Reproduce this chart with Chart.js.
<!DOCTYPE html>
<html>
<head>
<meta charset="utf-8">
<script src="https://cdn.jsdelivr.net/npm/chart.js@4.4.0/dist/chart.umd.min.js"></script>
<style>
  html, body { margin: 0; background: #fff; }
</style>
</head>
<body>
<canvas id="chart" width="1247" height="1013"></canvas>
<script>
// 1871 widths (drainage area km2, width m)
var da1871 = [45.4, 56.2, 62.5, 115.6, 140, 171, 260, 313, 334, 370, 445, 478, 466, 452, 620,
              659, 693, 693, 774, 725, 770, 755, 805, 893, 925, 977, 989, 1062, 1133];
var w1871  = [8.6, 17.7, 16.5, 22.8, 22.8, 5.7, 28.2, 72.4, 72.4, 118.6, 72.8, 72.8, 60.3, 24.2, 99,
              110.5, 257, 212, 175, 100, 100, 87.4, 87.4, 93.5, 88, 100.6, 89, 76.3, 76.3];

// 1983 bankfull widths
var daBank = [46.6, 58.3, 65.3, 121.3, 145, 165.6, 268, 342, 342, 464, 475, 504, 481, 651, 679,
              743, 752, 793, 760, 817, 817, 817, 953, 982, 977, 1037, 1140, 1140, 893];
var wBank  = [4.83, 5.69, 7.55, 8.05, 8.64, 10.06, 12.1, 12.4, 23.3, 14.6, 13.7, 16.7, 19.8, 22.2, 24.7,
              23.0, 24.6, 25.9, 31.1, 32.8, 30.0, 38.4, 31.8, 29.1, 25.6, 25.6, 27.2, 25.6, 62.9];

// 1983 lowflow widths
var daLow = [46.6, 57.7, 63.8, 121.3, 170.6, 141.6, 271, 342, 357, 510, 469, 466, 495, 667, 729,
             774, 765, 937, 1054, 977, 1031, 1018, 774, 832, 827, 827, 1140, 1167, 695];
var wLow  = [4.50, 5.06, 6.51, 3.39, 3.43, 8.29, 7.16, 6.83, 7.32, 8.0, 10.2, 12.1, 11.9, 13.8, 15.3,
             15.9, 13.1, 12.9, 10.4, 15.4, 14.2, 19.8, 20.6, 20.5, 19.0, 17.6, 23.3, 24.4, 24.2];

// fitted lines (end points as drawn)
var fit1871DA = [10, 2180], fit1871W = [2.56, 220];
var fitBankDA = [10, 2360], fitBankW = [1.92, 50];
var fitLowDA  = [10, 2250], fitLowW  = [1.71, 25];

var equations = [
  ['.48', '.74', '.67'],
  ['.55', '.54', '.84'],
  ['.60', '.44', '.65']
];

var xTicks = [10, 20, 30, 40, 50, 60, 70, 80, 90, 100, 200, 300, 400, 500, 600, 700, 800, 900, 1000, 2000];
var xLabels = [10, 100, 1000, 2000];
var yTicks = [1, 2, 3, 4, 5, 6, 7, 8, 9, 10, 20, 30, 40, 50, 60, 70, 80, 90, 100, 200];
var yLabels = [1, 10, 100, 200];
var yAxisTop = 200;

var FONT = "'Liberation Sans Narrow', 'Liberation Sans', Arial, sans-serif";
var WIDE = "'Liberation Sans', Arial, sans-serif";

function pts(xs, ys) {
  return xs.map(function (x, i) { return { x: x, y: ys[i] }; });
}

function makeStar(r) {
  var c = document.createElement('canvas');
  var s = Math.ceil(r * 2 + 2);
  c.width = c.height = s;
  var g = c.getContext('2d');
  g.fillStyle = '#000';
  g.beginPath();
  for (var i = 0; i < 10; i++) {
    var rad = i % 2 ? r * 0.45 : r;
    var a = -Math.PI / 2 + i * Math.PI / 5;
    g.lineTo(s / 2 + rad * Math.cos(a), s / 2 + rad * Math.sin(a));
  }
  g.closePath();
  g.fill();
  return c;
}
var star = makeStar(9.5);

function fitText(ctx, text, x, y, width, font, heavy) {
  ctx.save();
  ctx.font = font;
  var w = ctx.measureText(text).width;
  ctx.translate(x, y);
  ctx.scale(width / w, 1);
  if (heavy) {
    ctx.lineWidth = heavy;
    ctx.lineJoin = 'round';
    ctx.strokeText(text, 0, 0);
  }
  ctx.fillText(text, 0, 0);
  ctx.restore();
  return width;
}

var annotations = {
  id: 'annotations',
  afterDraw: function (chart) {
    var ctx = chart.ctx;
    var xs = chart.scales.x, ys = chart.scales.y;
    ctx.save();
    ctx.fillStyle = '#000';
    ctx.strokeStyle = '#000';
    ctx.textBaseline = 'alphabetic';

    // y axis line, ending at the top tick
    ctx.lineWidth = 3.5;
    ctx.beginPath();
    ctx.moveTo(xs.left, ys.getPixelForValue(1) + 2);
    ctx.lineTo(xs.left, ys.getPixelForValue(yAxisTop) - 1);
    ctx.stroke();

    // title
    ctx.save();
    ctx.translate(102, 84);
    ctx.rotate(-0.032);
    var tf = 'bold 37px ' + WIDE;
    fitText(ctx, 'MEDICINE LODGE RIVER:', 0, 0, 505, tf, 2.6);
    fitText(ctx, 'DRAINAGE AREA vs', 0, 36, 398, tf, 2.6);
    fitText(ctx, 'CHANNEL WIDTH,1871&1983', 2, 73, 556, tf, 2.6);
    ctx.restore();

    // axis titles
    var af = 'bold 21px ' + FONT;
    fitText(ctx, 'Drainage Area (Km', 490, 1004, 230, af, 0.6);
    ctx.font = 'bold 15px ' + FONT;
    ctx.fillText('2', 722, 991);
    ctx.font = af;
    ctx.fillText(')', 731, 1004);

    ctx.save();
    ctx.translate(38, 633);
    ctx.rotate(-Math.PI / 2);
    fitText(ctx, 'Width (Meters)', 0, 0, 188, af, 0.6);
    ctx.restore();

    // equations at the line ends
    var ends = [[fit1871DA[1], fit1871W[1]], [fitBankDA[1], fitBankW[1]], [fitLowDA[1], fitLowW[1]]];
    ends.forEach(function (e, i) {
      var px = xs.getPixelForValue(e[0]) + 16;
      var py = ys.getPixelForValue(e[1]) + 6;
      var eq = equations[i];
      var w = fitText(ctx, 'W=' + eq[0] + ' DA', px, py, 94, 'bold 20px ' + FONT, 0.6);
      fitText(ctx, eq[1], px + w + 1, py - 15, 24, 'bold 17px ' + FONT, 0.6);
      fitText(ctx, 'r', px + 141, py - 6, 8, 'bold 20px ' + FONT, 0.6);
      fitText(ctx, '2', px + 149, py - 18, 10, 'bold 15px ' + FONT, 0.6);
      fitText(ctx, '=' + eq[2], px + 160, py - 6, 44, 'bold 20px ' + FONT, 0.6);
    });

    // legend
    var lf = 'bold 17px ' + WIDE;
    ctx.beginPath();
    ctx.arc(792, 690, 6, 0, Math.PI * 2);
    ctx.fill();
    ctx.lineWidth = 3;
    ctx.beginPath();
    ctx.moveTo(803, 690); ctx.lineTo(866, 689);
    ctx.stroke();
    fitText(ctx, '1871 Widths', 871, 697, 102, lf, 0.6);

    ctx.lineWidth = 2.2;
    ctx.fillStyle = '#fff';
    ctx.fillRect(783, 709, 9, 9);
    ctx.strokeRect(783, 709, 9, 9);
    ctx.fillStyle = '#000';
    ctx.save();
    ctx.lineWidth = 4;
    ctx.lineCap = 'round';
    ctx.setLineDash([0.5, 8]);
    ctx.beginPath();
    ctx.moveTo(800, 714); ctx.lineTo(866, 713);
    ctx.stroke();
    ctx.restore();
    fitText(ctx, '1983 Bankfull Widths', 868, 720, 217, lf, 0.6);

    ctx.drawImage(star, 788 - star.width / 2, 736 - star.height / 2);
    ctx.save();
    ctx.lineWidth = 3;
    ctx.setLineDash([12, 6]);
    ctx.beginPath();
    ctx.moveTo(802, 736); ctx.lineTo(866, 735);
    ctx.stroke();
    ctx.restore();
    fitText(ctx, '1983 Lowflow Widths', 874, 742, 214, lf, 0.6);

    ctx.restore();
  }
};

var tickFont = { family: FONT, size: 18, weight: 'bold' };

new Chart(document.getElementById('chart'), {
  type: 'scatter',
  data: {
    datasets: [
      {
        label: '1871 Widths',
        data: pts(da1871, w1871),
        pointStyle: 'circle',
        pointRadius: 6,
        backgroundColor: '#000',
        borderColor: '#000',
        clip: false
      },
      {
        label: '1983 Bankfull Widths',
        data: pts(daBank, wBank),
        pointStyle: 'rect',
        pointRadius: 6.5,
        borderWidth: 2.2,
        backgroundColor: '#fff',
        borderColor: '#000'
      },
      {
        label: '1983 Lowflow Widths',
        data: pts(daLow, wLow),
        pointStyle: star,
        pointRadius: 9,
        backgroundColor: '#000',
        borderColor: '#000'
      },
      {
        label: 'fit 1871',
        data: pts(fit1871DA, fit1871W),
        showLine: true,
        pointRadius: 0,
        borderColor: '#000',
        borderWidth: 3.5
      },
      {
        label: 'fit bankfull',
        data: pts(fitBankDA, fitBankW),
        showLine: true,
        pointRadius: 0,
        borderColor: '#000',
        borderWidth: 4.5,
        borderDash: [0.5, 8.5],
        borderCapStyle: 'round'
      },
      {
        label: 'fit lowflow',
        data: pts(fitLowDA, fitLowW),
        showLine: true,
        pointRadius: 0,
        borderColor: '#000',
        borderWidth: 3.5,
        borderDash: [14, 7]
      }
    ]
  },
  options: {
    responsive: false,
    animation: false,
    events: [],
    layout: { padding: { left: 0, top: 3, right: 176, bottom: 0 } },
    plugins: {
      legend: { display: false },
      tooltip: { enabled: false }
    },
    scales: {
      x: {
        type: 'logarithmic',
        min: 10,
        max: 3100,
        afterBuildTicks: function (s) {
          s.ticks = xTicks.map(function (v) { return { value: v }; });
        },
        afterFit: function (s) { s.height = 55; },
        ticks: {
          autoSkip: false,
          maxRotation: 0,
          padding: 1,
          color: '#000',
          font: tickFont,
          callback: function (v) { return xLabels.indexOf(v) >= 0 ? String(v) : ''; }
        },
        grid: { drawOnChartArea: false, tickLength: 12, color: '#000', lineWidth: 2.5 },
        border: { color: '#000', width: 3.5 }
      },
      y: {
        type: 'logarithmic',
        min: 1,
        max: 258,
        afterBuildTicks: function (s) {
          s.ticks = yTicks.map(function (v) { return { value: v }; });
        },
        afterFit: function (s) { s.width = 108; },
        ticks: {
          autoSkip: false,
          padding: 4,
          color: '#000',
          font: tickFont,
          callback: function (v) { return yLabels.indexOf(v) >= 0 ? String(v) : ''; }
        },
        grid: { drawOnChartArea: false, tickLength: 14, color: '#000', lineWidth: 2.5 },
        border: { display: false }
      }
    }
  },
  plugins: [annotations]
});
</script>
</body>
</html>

...

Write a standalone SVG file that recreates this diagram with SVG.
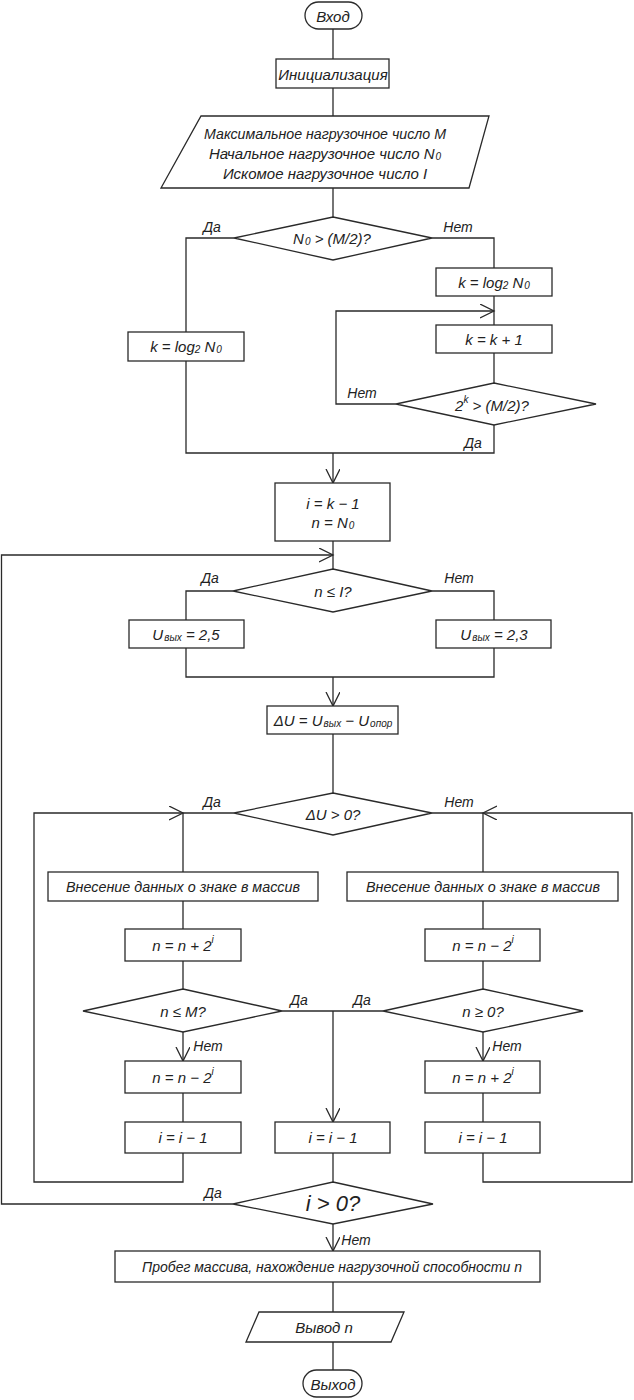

...

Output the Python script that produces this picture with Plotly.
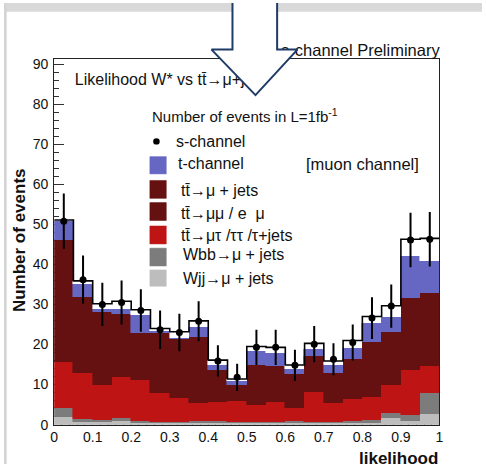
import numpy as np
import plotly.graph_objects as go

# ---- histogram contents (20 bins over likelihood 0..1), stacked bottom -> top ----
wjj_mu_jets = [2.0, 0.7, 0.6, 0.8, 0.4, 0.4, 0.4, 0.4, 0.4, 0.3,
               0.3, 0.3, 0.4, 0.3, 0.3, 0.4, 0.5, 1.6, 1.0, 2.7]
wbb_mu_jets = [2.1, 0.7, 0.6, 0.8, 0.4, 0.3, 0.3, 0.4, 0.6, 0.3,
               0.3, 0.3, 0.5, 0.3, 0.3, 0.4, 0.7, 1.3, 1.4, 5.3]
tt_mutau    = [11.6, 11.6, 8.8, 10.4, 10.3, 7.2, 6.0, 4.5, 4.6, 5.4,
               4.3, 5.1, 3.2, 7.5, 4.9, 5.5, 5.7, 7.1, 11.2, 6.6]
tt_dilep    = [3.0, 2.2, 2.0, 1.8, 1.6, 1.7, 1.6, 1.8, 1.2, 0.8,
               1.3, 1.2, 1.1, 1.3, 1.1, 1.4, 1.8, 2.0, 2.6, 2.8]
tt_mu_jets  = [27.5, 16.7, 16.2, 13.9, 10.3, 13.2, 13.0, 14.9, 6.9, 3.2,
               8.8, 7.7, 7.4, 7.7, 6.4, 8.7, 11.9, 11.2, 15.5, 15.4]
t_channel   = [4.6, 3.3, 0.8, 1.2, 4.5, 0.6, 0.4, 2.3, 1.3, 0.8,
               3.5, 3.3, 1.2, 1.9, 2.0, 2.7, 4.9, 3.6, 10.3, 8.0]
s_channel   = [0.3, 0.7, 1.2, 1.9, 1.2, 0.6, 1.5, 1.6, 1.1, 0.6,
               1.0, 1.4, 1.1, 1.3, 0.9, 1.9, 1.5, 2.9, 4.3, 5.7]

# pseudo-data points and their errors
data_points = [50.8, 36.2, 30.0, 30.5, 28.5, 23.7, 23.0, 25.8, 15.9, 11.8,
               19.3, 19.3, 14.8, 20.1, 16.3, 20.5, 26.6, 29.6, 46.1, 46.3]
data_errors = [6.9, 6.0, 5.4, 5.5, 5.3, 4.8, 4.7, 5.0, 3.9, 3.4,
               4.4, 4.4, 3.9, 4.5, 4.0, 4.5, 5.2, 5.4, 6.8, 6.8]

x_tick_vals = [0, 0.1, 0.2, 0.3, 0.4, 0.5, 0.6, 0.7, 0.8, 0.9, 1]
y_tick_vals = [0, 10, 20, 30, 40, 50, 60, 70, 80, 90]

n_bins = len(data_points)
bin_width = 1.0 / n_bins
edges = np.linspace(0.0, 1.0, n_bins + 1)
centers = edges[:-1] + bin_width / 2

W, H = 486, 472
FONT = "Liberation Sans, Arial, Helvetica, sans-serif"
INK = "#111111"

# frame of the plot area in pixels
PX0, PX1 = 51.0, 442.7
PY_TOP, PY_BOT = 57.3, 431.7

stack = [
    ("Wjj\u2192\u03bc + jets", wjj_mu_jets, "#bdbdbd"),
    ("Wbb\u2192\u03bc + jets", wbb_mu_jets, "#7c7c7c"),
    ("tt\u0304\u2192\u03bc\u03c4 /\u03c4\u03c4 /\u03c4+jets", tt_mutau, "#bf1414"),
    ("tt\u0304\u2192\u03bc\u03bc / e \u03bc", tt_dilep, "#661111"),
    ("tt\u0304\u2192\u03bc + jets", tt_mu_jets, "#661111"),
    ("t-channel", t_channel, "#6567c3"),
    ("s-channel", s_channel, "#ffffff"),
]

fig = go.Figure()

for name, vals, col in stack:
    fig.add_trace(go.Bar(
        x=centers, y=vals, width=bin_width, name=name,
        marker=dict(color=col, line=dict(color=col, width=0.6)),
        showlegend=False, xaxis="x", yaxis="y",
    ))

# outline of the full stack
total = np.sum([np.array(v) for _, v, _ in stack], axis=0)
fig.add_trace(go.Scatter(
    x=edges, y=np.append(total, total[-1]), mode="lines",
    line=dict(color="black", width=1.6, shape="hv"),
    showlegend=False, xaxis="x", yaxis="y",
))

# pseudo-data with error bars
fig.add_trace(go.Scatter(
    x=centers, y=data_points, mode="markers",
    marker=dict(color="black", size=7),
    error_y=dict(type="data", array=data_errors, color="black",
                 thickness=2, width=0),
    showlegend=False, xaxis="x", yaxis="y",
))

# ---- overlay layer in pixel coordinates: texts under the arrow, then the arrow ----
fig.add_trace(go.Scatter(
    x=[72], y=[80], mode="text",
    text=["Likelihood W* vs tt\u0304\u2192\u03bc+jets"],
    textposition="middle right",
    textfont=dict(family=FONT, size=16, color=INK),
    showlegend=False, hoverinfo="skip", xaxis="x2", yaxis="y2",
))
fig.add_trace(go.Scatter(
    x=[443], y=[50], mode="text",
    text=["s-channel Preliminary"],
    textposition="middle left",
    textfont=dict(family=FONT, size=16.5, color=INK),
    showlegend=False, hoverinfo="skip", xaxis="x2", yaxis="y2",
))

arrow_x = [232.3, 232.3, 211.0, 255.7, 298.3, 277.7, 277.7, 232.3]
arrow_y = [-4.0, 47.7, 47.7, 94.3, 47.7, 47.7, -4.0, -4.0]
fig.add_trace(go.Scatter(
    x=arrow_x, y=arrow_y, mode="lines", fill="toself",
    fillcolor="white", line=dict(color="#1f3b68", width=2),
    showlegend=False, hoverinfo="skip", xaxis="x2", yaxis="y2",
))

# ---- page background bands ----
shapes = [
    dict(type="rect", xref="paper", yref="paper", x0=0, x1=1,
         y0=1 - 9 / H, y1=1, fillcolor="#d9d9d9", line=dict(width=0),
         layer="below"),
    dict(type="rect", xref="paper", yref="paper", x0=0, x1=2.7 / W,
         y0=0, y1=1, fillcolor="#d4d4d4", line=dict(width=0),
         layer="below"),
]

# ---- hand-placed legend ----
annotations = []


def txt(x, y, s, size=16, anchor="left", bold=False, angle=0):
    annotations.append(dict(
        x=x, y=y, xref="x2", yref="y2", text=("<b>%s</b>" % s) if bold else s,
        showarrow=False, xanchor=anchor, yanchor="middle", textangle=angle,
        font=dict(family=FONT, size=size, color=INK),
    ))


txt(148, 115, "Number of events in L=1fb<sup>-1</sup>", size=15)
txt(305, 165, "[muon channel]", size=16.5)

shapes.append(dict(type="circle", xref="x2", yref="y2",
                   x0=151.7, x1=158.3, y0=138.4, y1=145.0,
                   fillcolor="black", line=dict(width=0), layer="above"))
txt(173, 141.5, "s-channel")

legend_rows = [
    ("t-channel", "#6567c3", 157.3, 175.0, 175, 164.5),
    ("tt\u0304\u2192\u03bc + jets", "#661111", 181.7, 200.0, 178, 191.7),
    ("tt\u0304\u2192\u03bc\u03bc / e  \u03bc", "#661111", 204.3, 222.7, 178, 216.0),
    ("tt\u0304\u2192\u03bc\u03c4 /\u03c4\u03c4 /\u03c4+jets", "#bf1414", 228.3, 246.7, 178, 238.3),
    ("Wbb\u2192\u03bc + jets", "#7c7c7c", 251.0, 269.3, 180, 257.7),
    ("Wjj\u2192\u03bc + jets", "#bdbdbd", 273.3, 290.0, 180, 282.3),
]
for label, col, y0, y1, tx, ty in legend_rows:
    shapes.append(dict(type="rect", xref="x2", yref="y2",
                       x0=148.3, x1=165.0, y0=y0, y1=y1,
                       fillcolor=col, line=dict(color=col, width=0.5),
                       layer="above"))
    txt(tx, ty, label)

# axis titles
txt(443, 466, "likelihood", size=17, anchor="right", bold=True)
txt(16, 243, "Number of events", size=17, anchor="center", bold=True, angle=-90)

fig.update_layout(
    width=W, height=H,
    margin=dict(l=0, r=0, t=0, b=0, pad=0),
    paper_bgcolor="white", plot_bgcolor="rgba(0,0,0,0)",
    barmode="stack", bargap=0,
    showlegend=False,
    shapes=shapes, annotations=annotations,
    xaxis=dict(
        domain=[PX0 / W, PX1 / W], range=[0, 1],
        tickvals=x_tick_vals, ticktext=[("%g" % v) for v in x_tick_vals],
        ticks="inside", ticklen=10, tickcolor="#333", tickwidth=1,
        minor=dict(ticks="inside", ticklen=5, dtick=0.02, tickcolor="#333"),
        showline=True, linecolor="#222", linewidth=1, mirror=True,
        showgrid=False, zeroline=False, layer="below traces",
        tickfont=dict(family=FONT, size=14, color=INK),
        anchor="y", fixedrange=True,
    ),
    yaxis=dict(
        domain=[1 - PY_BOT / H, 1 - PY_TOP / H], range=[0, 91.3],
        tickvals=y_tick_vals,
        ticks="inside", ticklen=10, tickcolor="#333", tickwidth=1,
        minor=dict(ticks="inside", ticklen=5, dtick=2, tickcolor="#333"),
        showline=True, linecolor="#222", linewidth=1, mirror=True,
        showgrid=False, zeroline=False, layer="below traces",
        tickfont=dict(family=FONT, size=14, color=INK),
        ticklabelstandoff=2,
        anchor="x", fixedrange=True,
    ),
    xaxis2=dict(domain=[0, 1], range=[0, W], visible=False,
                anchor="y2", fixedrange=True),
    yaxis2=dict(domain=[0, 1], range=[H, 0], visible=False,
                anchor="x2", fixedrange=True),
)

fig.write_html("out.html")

▸ STATED EXERCISE: Take out nothing but the lines from the one containing "Output the Python" to the one containing "PY_TOP, PY_BOT = 57.3, 431.7", inclusive, retyped exactly. Drop the pictures.

▸ OUTPUT OF THE EXERCISE:
Output the Python script that produces this picture with Plotly.
import numpy as np
import plotly.graph_objects as go

# ---- histogram contents (20 bins over likelihood 0..1), stacked bottom -> top ----
wjj_mu_jets = [2.0, 0.7, 0.6, 0.8, 0.4, 0.4, 0.4, 0.4, 0.4, 0.3,
               0.3, 0.3, 0.4, 0.3, 0.3, 0.4, 0.5, 1.6, 1.0, 2.7]
wbb_mu_jets = [2.1, 0.7, 0.6, 0.8, 0.4, 0.3, 0.3, 0.4, 0.6, 0.3,
               0.3, 0.3, 0.5, 0.3, 0.3, 0.4, 0.7, 1.3, 1.4, 5.3]
tt_mutau    = [11.6, 11.6, 8.8, 10.4, 10.3, 7.2, 6.0, 4.5, 4.6, 5.4,
               4.3, 5.1, 3.2, 7.5, 4.9, 5.5, 5.7, 7.1, 11.2, 6.6]
tt_dilep    = [3.0, 2.2, 2.0, 1.8, 1.6, 1.7, 1.6, 1.8, 1.2, 0.8,
               1.3, 1.2, 1.1, 1.3, 1.1, 1.4, 1.8, 2.0, 2.6, 2.8]
tt_mu_jets  = [27.5, 16.7, 16.2, 13.9, 10.3, 13.2, 13.0, 14.9, 6.9, 3.2,
               8.8, 7.7, 7.4, 7.7, 6.4, 8.7, 11.9, 11.2, 15.5, 15.4]
t_channel   = [4.6, 3.3, 0.8, 1.2, 4.5, 0.6, 0.4, 2.3, 1.3, 0.8,
               3.5, 3.3, 1.2, 1.9, 2.0, 2.7, 4.9, 3.6, 10.3, 8.0]
s_channel   = [0.3, 0.7, 1.2, 1.9, 1.2, 0.6, 1.5, 1.6, 1.1, 0.6,
               1.0, 1.4, 1.1, 1.3, 0.9, 1.9, 1.5, 2.9, 4.3, 5.7]

# pseudo-data points and their errors
data_points = [50.8, 36.2, 30.0, 30.5, 28.5, 23.7, 23.0, 25.8, 15.9, 11.8,
               19.3, 19.3, 14.8, 20.1, 16.3, 20.5, 26.6, 29.6, 46.1, 46.3]
data_errors = [6.9, 6.0, 5.4, 5.5, 5.3, 4.8, 4.7, 5.0, 3.9, 3.4,
               4.4, 4.4, 3.9, 4.5, 4.0, 4.5, 5.2, 5.4, 6.8, 6.8]

x_tick_vals = [0, 0.1, 0.2, 0.3, 0.4, 0.5, 0.6, 0.7, 0.8, 0.9, 1]
y_tick_vals = [0, 10, 20, 30, 40, 50, 60, 70, 80, 90]

n_bins = len(data_points)
bin_width = 1.0 / n_bins
edges = np.linspace(0.0, 1.0, n_bins + 1)
centers = edges[:-1] + bin_width / 2

W, H = 486, 472
FONT = "Liberation Sans, Arial, Helvetica, sans-serif"
INK = "#111111"

# frame of the plot area in pixels
PX0, PX1 = 51.0, 442.7
PY_TOP, PY_BOT = 57.3, 431.7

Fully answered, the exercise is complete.